━━━━━ Raw data
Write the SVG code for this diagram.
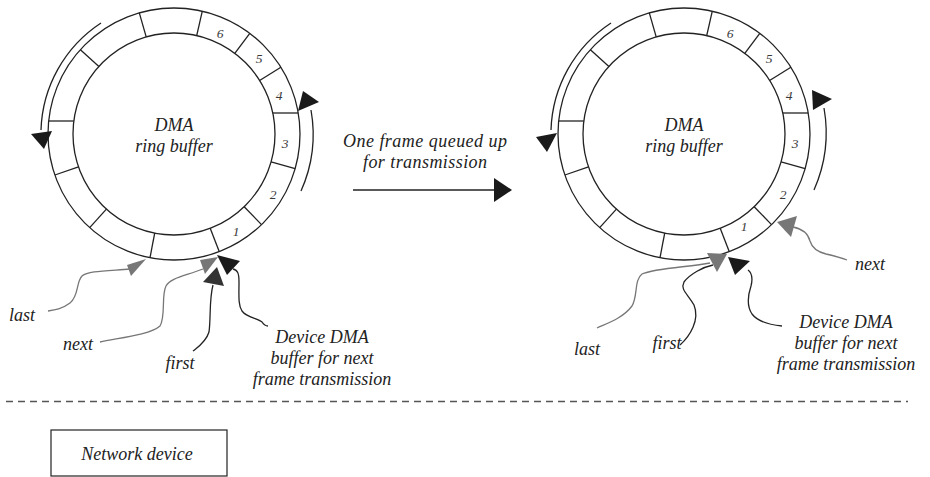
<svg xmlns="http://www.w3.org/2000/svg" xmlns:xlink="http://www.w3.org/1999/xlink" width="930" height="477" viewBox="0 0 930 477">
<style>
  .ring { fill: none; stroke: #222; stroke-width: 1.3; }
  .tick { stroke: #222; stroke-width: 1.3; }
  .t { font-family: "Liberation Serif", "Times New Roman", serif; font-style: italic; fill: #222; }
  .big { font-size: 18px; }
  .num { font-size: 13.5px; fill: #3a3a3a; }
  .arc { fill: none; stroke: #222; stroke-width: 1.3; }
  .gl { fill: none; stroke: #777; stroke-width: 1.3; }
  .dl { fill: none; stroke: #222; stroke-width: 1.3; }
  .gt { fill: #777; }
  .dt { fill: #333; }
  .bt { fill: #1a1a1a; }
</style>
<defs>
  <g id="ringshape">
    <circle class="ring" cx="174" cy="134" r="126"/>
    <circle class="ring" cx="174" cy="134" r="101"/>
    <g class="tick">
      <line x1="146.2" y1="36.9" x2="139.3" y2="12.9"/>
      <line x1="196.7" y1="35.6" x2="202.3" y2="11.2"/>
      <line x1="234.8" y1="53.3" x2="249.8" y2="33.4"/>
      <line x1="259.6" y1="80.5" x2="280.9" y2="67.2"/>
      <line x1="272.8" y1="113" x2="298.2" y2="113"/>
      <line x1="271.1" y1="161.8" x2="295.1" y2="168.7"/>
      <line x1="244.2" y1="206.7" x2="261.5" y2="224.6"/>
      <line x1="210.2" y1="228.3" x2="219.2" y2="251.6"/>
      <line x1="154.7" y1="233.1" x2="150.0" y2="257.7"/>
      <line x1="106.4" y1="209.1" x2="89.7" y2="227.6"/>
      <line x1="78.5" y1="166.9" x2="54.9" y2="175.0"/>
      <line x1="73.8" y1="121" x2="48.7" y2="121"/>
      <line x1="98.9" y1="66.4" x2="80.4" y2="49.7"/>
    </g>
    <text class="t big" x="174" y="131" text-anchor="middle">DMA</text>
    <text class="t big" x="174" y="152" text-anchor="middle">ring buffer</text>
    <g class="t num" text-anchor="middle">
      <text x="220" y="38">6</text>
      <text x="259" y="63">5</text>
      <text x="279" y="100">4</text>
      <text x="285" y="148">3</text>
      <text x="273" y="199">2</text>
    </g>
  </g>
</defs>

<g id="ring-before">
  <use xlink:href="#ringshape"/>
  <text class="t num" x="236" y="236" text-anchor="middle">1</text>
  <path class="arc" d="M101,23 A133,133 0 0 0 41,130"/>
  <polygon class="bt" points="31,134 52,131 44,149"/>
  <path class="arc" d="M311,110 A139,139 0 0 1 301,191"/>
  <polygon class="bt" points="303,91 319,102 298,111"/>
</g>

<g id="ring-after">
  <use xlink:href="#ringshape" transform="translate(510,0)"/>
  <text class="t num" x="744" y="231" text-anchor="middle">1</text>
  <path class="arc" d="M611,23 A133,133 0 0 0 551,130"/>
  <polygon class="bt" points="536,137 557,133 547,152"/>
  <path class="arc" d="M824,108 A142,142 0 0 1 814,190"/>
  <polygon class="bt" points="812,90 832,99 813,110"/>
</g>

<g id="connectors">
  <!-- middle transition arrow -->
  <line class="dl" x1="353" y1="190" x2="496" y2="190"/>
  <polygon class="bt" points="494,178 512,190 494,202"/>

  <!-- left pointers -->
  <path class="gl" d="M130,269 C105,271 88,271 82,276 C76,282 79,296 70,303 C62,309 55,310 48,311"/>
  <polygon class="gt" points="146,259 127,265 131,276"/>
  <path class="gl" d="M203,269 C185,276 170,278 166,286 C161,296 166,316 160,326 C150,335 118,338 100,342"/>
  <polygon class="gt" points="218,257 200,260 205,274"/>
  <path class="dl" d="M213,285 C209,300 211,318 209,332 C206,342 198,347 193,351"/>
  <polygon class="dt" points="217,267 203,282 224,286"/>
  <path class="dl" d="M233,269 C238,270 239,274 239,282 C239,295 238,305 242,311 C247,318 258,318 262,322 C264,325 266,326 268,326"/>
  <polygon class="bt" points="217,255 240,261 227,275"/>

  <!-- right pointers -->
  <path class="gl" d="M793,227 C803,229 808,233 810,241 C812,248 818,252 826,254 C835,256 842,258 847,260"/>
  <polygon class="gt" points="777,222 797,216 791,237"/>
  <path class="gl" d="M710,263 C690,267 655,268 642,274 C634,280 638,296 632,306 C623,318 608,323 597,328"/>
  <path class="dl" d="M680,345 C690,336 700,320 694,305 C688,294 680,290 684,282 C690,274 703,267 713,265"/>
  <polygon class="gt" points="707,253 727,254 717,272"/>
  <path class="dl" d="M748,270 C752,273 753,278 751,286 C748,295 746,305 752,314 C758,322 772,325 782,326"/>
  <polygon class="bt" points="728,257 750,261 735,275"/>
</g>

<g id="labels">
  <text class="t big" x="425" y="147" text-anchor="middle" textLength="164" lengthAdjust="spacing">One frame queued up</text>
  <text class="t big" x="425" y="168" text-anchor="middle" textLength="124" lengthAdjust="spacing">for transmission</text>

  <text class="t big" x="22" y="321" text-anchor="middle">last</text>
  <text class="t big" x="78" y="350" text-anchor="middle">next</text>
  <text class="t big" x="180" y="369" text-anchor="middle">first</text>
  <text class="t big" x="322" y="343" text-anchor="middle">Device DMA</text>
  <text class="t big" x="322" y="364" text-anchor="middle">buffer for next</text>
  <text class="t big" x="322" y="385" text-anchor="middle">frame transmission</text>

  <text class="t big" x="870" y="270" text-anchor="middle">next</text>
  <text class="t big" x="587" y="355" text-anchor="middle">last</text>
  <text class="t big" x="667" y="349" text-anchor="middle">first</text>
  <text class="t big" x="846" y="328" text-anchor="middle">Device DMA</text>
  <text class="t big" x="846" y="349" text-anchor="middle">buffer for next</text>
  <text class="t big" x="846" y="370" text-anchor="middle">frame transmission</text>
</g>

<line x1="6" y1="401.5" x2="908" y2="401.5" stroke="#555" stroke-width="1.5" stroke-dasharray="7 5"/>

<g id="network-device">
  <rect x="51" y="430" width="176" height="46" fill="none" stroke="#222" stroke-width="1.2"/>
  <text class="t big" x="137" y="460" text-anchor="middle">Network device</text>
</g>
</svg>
━━━━━━━━━━
## Written exercise
Every line of the data above should be quoted exactly. Omit the pictures.

## Output of the task
Write the SVG code for this diagram.
<svg xmlns="http://www.w3.org/2000/svg" xmlns:xlink="http://www.w3.org/1999/xlink" width="930" height="477" viewBox="0 0 930 477">
<style>
  .ring { fill: none; stroke: #222; stroke-width: 1.3; }
  .tick { stroke: #222; stroke-width: 1.3; }
  .t { font-family: "Liberation Serif", "Times New Roman", serif; font-style: italic; fill: #222; }
  .big { font-size: 18px; }
  .num { font-size: 13.5px; fill: #3a3a3a; }
  .arc { fill: none; stroke: #222; stroke-width: 1.3; }
  .gl { fill: none; stroke: #777; stroke-width: 1.3; }
  .dl { fill: none; stroke: #222; stroke-width: 1.3; }
  .gt { fill: #777; }
  .dt { fill: #333; }
  .bt { fill: #1a1a1a; }
</style>
<defs>
  <g id="ringshape">
    <circle class="ring" cx="174" cy="134" r="126"/>
    <circle class="ring" cx="174" cy="134" r="101"/>
    <g class="tick">
      <line x1="146.2" y1="36.9" x2="139.3" y2="12.9"/>
      <line x1="196.7" y1="35.6" x2="202.3" y2="11.2"/>
      <line x1="234.8" y1="53.3" x2="249.8" y2="33.4"/>
      <line x1="259.6" y1="80.5" x2="280.9" y2="67.2"/>
      <line x1="272.8" y1="113" x2="298.2" y2="113"/>
      <line x1="271.1" y1="161.8" x2="295.1" y2="168.7"/>
      <line x1="244.2" y1="206.7" x2="261.5" y2="224.6"/>
      <line x1="210.2" y1="228.3" x2="219.2" y2="251.6"/>
      <line x1="154.7" y1="233.1" x2="150.0" y2="257.7"/>
      <line x1="106.4" y1="209.1" x2="89.7" y2="227.6"/>
      <line x1="78.5" y1="166.9" x2="54.9" y2="175.0"/>
      <line x1="73.8" y1="121" x2="48.7" y2="121"/>
      <line x1="98.9" y1="66.4" x2="80.4" y2="49.7"/>
    </g>
    <text class="t big" x="174" y="131" text-anchor="middle">DMA</text>
    <text class="t big" x="174" y="152" text-anchor="middle">ring buffer</text>
    <g class="t num" text-anchor="middle">
      <text x="220" y="38">6</text>
      <text x="259" y="63">5</text>
      <text x="279" y="100">4</text>
      <text x="285" y="148">3</text>
      <text x="273" y="199">2</text>
    </g>
  </g>
</defs>

<g id="ring-before">
  <use xlink:href="#ringshape"/>
  <text class="t num" x="236" y="236" text-anchor="middle">1</text>
  <path class="arc" d="M101,23 A133,133 0 0 0 41,130"/>
  <polygon class="bt" points="31,134 52,131 44,149"/>
  <path class="arc" d="M311,110 A139,139 0 0 1 301,191"/>
  <polygon class="bt" points="303,91 319,102 298,111"/>
</g>

<g id="ring-after">
  <use xlink:href="#ringshape" transform="translate(510,0)"/>
  <text class="t num" x="744" y="231" text-anchor="middle">1</text>
  <path class="arc" d="M611,23 A133,133 0 0 0 551,130"/>
  <polygon class="bt" points="536,137 557,133 547,152"/>
  <path class="arc" d="M824,108 A142,142 0 0 1 814,190"/>
  <polygon class="bt" points="812,90 832,99 813,110"/>
</g>

<g id="connectors">
  <!-- middle transition arrow -->
  <line class="dl" x1="353" y1="190" x2="496" y2="190"/>
  <polygon class="bt" points="494,178 512,190 494,202"/>

  <!-- left pointers -->
  <path class="gl" d="M130,269 C105,271 88,271 82,276 C76,282 79,296 70,303 C62,309 55,310 48,311"/>
  <polygon class="gt" points="146,259 127,265 131,276"/>
  <path class="gl" d="M203,269 C185,276 170,278 166,286 C161,296 166,316 160,326 C150,335 118,338 100,342"/>
  <polygon class="gt" points="218,257 200,260 205,274"/>
  <path class="dl" d="M213,285 C209,300 211,318 209,332 C206,342 198,347 193,351"/>
  <polygon class="dt" points="217,267 203,282 224,286"/>
  <path class="dl" d="M233,269 C238,270 239,274 239,282 C239,295 238,305 242,311 C247,318 258,318 262,322 C264,325 266,326 268,326"/>
  <polygon class="bt" points="217,255 240,261 227,275"/>

  <!-- right pointers -->
  <path class="gl" d="M793,227 C803,229 808,233 810,241 C812,248 818,252 826,254 C835,256 842,258 847,260"/>
  <polygon class="gt" points="777,222 797,216 791,237"/>
  <path class="gl" d="M710,263 C690,267 655,268 642,274 C634,280 638,296 632,306 C623,318 608,323 597,328"/>
  <path class="dl" d="M680,345 C690,336 700,320 694,305 C688,294 680,290 684,282 C690,274 703,267 713,265"/>
  <polygon class="gt" points="707,253 727,254 717,272"/>
  <path class="dl" d="M748,270 C752,273 753,278 751,286 C748,295 746,305 752,314 C758,322 772,325 782,326"/>
  <polygon class="bt" points="728,257 750,261 735,275"/>
</g>

<g id="labels">
  <text class="t big" x="425" y="147" text-anchor="middle" textLength="164" lengthAdjust="spacing">One frame queued up</text>
  <text class="t big" x="425" y="168" text-anchor="middle" textLength="124" lengthAdjust="spacing">for transmission</text>

  <text class="t big" x="22" y="321" text-anchor="middle">last</text>
  <text class="t big" x="78" y="350" text-anchor="middle">next</text>
  <text class="t big" x="180" y="369" text-anchor="middle">first</text>
  <text class="t big" x="322" y="343" text-anchor="middle">Device DMA</text>
  <text class="t big" x="322" y="364" text-anchor="middle">buffer for next</text>
  <text class="t big" x="322" y="385" text-anchor="middle">frame transmission</text>

  <text class="t big" x="870" y="270" text-anchor="middle">next</text>
  <text class="t big" x="587" y="355" text-anchor="middle">last</text>
  <text class="t big" x="667" y="349" text-anchor="middle">first</text>
  <text class="t big" x="846" y="328" text-anchor="middle">Device DMA</text>
  <text class="t big" x="846" y="349" text-anchor="middle">buffer for next</text>
  <text class="t big" x="846" y="370" text-anchor="middle">frame transmission</text>
</g>

<line x1="6" y1="401.5" x2="908" y2="401.5" stroke="#555" stroke-width="1.5" stroke-dasharray="7 5"/>

<g id="network-device">
  <rect x="51" y="430" width="176" height="46" fill="none" stroke="#222" stroke-width="1.2"/>
  <text class="t big" x="137" y="460" text-anchor="middle">Network device</text>
</g>
</svg>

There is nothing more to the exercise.